Esse é apenas um dos recuos sociais que o Brasil deu nos últimos anos. Sendo que a comunidade negra foi uma das mais atingidas. Desde que assumiu e para se manter no poder, Michel Temer acabou com políticas de igualdade racial. “Dos R$ 22 milhões autorizados pelo Congresso Nacional para o orçamento de políticas de promoção da igualdade racial em 2017, o governo de Michel Temer executou, até o último dia 20 de novembro, Dia Nacional da Consciência Negra, apenas R$ 1,4 milhão, ou 6% do recurso. Com o Disque Igualdade Racial, que atende vítimas de racismo, por exemplo, nenhum centavo foi gasto”, revela a Rede Brasil Atual.

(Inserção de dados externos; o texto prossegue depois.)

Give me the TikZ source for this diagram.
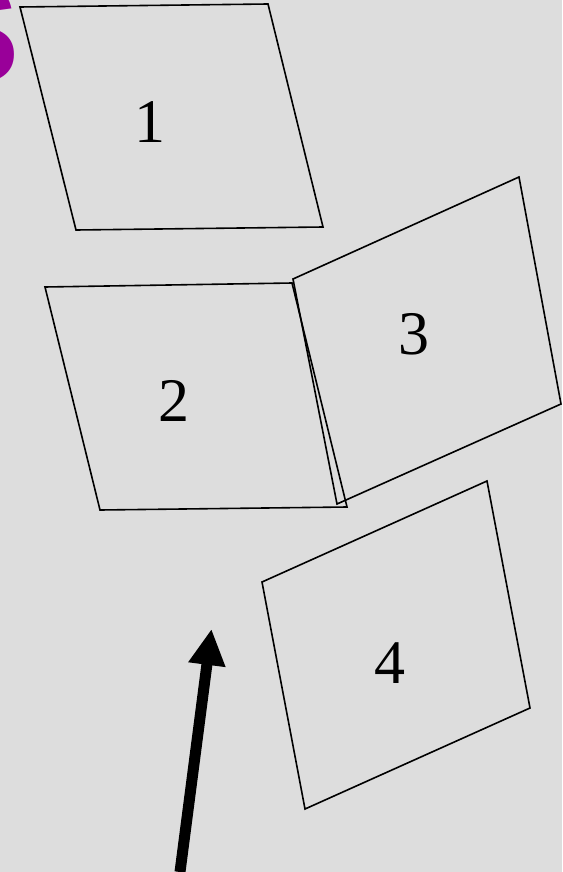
\documentclass[tikz,border=0pt]{standalone}
\usepackage{fontspec}
\setmainfont{Liberation Serif}
\newfontfamily\titlefont{Liberation Sans}
\usetikzlibrary{arrows.meta}
\definecolor{bgG}{RGB}{221,221,221}
\definecolor{ttlP}{RGB}{153,0,153}

\begin{document}
\begin{tikzpicture}[x=1pt,y=-1pt,>={Triangle[length=36pt,width=35pt]}]
\tikzset{card/.style={draw=black,line width=1.6pt,line join=miter},
  cardnum/.style={font=\fontsize{62}{62}\selectfont,inner sep=0pt}}
\useasboundingbox (0,0) rectangle (562,872);
\fill[bgG] (0,0) rectangle (562,872);
\begin{scope}
\clip (0,0) rectangle (562,872);
\node[ttlP,font=\titlefont\bfseries\fontsize{140}{140}\selectfont,anchor=base east,inner sep=0pt] (ttl) at (20,83) {S};
\end{scope}
\draw[card] (20,7)--(268,4)--(323,227)--(76,230)--cycle;      % 1
\draw[card] (45,287)--(292,283)--(347,507)--(100,510)--cycle;  % 2
\draw[card] (293,279)--(519,177)--(561,404)--(337,504)--cycle; % 3
\draw[card] (262,582)--(487,481)--(530,708)--(305,809)--cycle; % 4
\node[cardnum] (n1) at (150,122) {1};
\node[cardnum] (n2) at (174,401) {2};
\node[cardnum] (n3) at (414,334) {3};
\node[cardnum] (n4) at (390,663) {4};
\coordinate (tail) at (180,872);
\coordinate (tip) at (211.5,629);
\draw[->,line width=11pt] (tail)--(tip);
\end{tikzpicture}
\end{document}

A obscuridade chegou, inclusive, no combate ao trabalho escravo. Temer tentou flexibilizar a fiscalização para atender pedido, principalmente, de ruralistas e empresários conservadores. Mas teve que recuar após forte pressão da sociedade e da  OIT (Organização Internacional do Trabalho). Para a entidade, “seria lamentável ver o país recuar com relação aos instrumentos já estabelecidos, sem substitui-los ou complementá-los por outros que tenham o objetivo de trazer ainda mais proteção aos trabalhadores e trabalhadoras”.

Mas não dá para esperar pela caridade de quem tomou o poder, na avaliação de Temilayo. Para ela, é necessário que as pessoas se tornem sujeitas de sua história, que afugentem todos aqueles que fazem da desigualdade uma fonte de seus privilégios. E a resistência começa no berço. “A gente vem de um terreiro em que trabalhamos a cidadania, trabalhamos a cabeça das crianças, mostrando que eles têm que estudar porque somente a educação pode modificar a vida deles. Sem estudo, eles vão passar o que seus pais e avós passaram”, ensina.